**Brief**
From the first line of the listing below, retype each line up to and including the one with "const tfLsd1 = [10.8, 46, 13];"; pictures stay out.

** Start Recorded data **

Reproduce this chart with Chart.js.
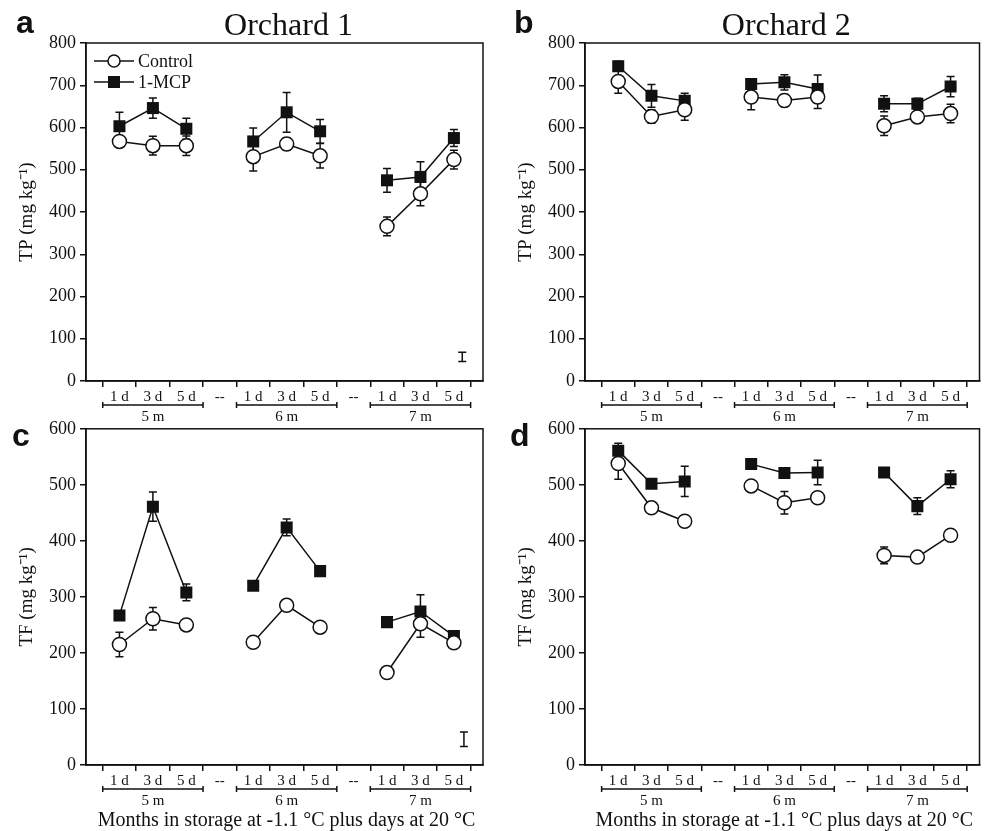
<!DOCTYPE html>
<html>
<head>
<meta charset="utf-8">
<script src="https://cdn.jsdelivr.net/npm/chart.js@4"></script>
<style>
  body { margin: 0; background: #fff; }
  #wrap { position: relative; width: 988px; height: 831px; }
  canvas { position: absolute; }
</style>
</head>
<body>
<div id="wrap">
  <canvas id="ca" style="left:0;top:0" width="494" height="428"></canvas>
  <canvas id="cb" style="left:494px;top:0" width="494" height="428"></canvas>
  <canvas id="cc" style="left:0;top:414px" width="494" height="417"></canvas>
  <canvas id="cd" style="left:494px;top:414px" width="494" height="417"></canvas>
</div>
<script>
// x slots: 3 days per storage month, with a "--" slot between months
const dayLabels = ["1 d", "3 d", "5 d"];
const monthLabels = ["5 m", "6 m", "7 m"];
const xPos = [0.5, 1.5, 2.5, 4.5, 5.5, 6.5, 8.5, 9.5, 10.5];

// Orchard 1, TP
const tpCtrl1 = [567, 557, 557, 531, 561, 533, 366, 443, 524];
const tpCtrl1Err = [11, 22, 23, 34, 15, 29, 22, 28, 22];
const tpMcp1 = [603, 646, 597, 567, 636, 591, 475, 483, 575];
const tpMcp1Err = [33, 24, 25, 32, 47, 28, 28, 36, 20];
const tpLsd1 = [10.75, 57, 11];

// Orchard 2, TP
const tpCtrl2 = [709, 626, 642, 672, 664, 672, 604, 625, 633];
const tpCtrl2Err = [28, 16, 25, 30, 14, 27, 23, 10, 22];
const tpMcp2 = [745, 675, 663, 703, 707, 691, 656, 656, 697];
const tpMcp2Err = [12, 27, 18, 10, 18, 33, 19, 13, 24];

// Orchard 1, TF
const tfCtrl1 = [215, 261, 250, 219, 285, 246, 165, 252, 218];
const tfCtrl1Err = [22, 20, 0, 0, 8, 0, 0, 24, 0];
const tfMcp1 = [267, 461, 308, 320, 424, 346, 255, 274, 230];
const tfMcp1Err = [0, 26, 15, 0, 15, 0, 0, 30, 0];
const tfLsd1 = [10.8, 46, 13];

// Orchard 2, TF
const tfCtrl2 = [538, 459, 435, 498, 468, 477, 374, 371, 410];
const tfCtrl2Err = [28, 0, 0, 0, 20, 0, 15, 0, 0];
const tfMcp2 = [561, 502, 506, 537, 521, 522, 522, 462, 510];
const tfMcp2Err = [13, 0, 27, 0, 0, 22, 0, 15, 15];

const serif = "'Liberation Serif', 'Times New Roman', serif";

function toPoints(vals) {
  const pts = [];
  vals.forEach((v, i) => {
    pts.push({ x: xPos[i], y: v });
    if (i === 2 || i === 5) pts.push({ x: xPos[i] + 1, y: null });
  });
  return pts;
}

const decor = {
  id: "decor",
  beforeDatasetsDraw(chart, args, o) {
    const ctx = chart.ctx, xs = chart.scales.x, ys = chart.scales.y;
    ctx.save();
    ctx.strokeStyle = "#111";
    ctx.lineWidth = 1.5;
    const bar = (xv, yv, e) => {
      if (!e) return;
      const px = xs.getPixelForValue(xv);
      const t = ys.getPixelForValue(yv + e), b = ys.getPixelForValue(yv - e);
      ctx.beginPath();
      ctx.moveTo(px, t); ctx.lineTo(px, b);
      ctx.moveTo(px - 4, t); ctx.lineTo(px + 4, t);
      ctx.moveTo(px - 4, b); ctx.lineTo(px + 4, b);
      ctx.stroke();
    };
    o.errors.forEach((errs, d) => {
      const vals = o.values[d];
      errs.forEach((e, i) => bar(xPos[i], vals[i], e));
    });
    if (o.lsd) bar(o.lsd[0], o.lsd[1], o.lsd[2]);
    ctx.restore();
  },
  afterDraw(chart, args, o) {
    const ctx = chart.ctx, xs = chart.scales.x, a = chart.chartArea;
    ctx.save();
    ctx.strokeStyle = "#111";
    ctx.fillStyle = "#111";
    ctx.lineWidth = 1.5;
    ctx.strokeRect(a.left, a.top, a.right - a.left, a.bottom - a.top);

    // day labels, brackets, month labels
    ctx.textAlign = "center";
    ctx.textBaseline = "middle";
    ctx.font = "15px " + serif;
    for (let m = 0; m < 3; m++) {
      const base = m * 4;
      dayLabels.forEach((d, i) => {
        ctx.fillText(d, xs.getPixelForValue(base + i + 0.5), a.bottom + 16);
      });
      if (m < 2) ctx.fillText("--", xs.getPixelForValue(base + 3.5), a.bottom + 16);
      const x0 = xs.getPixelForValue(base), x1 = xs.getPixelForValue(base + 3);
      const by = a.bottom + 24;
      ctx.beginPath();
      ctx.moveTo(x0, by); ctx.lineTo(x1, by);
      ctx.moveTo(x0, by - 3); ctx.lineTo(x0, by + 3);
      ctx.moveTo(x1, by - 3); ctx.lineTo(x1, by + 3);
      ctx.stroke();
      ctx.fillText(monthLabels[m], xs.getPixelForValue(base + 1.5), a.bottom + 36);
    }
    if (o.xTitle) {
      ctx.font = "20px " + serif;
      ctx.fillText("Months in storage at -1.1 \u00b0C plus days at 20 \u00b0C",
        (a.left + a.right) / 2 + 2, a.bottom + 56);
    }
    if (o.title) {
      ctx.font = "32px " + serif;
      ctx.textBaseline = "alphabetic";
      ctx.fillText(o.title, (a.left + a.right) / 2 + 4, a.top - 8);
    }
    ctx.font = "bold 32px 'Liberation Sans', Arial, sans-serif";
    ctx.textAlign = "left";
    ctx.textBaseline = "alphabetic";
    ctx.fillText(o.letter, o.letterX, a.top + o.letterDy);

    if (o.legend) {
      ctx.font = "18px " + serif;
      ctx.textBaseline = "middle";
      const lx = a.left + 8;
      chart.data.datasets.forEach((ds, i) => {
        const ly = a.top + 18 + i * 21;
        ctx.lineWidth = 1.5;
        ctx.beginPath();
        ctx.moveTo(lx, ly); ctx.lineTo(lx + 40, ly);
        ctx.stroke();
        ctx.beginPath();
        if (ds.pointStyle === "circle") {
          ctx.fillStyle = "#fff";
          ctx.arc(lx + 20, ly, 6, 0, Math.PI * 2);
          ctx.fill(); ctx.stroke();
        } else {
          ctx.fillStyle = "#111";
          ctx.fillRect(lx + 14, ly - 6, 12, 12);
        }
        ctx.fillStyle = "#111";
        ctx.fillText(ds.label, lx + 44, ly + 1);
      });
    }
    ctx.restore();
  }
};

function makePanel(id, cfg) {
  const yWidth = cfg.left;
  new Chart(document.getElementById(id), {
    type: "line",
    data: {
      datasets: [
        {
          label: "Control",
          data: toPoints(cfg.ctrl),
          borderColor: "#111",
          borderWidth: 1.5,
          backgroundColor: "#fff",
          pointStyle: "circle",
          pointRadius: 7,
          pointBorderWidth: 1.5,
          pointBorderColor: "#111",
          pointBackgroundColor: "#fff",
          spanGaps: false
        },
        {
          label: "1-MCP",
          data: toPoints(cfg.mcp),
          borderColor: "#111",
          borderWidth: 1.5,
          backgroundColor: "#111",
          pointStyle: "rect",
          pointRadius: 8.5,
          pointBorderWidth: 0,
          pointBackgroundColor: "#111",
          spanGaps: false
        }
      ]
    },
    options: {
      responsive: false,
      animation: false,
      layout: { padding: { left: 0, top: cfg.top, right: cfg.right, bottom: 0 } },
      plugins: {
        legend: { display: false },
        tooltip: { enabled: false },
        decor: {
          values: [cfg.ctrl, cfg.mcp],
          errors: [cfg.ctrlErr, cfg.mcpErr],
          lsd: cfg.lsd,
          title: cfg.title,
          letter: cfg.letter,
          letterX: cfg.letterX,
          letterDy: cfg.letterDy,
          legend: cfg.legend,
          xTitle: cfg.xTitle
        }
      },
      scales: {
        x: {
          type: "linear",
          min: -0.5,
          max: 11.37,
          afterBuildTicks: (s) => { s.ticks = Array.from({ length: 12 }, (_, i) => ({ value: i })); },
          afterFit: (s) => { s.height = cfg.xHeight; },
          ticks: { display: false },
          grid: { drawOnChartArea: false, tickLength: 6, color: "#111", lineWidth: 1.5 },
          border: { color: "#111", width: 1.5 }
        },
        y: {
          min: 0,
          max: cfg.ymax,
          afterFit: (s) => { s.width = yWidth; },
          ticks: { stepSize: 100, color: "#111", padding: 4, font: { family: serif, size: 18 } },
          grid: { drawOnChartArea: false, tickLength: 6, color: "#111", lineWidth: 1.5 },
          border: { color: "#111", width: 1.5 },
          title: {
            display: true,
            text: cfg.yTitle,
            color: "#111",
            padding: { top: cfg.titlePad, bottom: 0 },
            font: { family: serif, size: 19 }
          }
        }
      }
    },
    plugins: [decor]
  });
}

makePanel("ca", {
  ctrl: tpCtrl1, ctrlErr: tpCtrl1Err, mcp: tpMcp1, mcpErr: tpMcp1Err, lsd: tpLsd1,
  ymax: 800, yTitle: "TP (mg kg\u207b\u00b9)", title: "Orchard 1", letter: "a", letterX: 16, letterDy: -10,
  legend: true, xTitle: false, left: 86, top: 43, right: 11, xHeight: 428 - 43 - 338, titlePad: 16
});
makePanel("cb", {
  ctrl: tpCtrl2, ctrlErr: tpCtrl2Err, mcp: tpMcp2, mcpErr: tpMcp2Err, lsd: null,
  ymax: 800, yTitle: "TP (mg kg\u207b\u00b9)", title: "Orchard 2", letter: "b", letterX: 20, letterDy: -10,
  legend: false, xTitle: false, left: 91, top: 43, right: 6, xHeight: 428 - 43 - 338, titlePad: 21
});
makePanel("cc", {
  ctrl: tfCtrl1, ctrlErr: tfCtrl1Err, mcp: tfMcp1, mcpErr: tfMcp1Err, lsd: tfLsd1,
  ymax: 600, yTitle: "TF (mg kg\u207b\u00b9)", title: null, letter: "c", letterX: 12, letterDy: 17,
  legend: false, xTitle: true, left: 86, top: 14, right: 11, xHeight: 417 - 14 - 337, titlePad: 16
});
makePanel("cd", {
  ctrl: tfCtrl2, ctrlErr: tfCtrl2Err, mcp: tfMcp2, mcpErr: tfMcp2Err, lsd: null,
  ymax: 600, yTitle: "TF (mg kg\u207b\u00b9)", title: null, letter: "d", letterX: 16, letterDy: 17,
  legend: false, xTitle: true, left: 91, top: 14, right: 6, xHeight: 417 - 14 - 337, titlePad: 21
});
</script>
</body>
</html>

** End Recorded data **

**Answer to the exercise**
Reproduce this chart with Chart.js.
<!DOCTYPE html>
<html>
<head>
<meta charset="utf-8">
<script src="https://cdn.jsdelivr.net/npm/chart.js@4"></script>
<style>
  body { margin: 0; background: #fff; }
  #wrap { position: relative; width: 988px; height: 831px; }
  canvas { position: absolute; }
</style>
</head>
<body>
<div id="wrap">
  <canvas id="ca" style="left:0;top:0" width="494" height="428"></canvas>
  <canvas id="cb" style="left:494px;top:0" width="494" height="428"></canvas>
  <canvas id="cc" style="left:0;top:414px" width="494" height="417"></canvas>
  <canvas id="cd" style="left:494px;top:414px" width="494" height="417"></canvas>
</div>
<script>
// x slots: 3 days per storage month, with a "--" slot between months
const dayLabels = ["1 d", "3 d", "5 d"];
const monthLabels = ["5 m", "6 m", "7 m"];
const xPos = [0.5, 1.5, 2.5, 4.5, 5.5, 6.5, 8.5, 9.5, 10.5];

// Orchard 1, TP
const tpCtrl1 = [567, 557, 557, 531, 561, 533, 366, 443, 524];
const tpCtrl1Err = [11, 22, 23, 34, 15, 29, 22, 28, 22];
const tpMcp1 = [603, 646, 597, 567, 636, 591, 475, 483, 575];
const tpMcp1Err = [33, 24, 25, 32, 47, 28, 28, 36, 20];
const tpLsd1 = [10.75, 57, 11];

// Orchard 2, TP
const tpCtrl2 = [709, 626, 642, 672, 664, 672, 604, 625, 633];
const tpCtrl2Err = [28, 16, 25, 30, 14, 27, 23, 10, 22];
const tpMcp2 = [745, 675, 663, 703, 707, 691, 656, 656, 697];
const tpMcp2Err = [12, 27, 18, 10, 18, 33, 19, 13, 24];

// Orchard 1, TF
const tfCtrl1 = [215, 261, 250, 219, 285, 246, 165, 252, 218];
const tfCtrl1Err = [22, 20, 0, 0, 8, 0, 0, 24, 0];
const tfMcp1 = [267, 461, 308, 320, 424, 346, 255, 274, 230];
const tfMcp1Err = [0, 26, 15, 0, 15, 0, 0, 30, 0];
const tfLsd1 = [10.8, 46, 13];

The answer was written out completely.